The kitchen – my usual designated workspace – must have been the architect’s last thought, definitely not “the heart of the home.” It was, as a dear friend observed, “a one-butt kitchen,” with no room to swing a cat! (Not anything I’d try) Yet, so many dear ones, family and friends, shared meals from that miserable space. I managed to make bread, roll out Thanksgiving pies, celebrate 25 Christmas mornings with the favorite “puffy” omelet. It was usually puffy that is, and many jokes were made when it wasn’t.

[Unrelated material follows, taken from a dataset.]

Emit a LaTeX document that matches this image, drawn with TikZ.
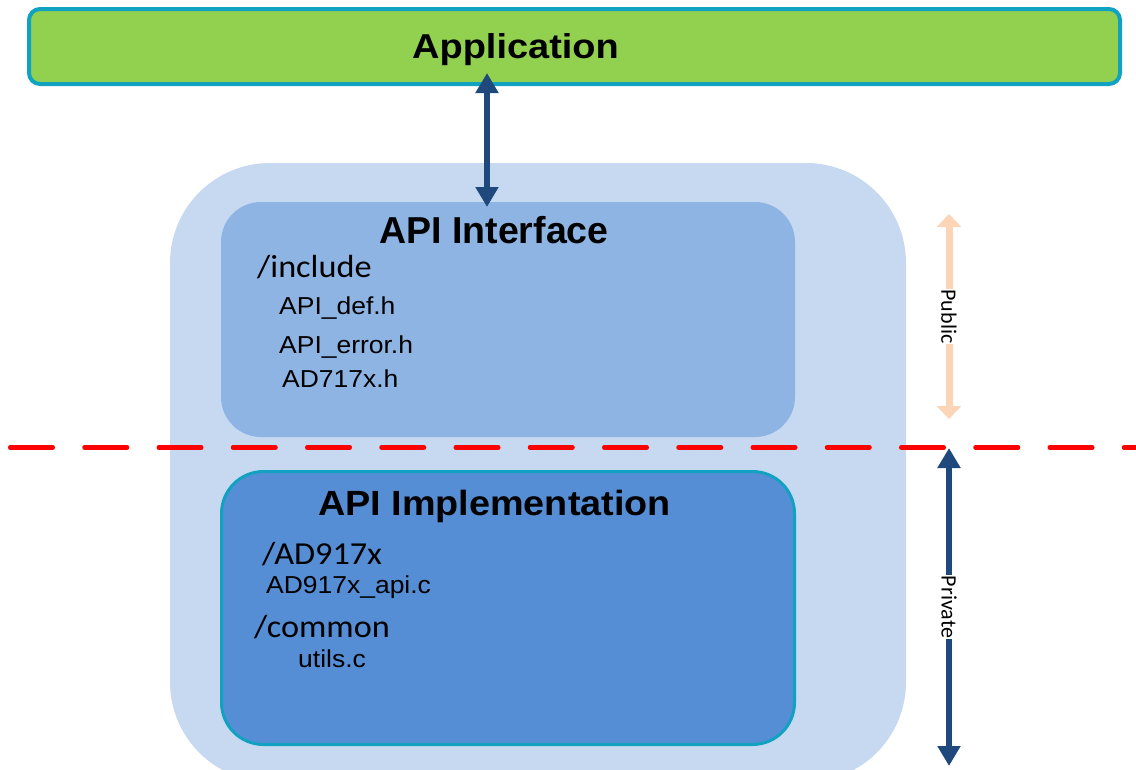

The view from the front windows, which always leaked great cascades of frozen air in the winters, was certainly beautiful and I do miss looking out at the water. With backwards vision, I now know I took it for granted. It would always be there. I didn’t need to pay it homage all the time. Why didn’t I look out more often? I missed so much. It was a constant flow of life right outside our dirty windows (which, we found out, were permanently salt-etched and would need to be replaced, costing thousands of dollars we didn’t have. It’s always something, isn’t it?

The summer geese were lifting off from the cove, starting on their their noisy flight south. One was badly injured and could not fly. I ran out into the chill, forgetting my coat (which doesn’t zip any more anyway) to take him the dried corn I had stashed for the squirrels. I wanted this goose to fly! To escape the coming ice!! My heart was filled with hope. I reached out my hand to drop him the corn. He hissed, cracked me on the wrist with a hammer blow from his beak with his good wing flapping, he came after me with missile-speed. “Ungrateful, stupid crap-head bird!” I yelled back into the wind “Go ahead and die!!” I slicked my way back up the icy hill, glad that the windows are dirty. Besides, it was getting too dark to see.

In the morning I saw him, stretched out brown-black-white in a design of death. I was stricken with sadness, a despair so deep, but, if I’m honest, not wholly unexpected. I knew when I left him that he would not survive the night intact. Both of us angry, scared, so fearful of each other. If we had trusted, would the outcome have changed? Would we have been changed by the connection? How many other conversations have I hung up on? How many have disconnected me? I’ll never know.

Guilt is not a ransom to be paid for being human. It exists merely to punish ourselves for who we really are. I’m sorry about the goose. I’m sorry about the house – but the cold of the winter will always win out in the end. Time to go home.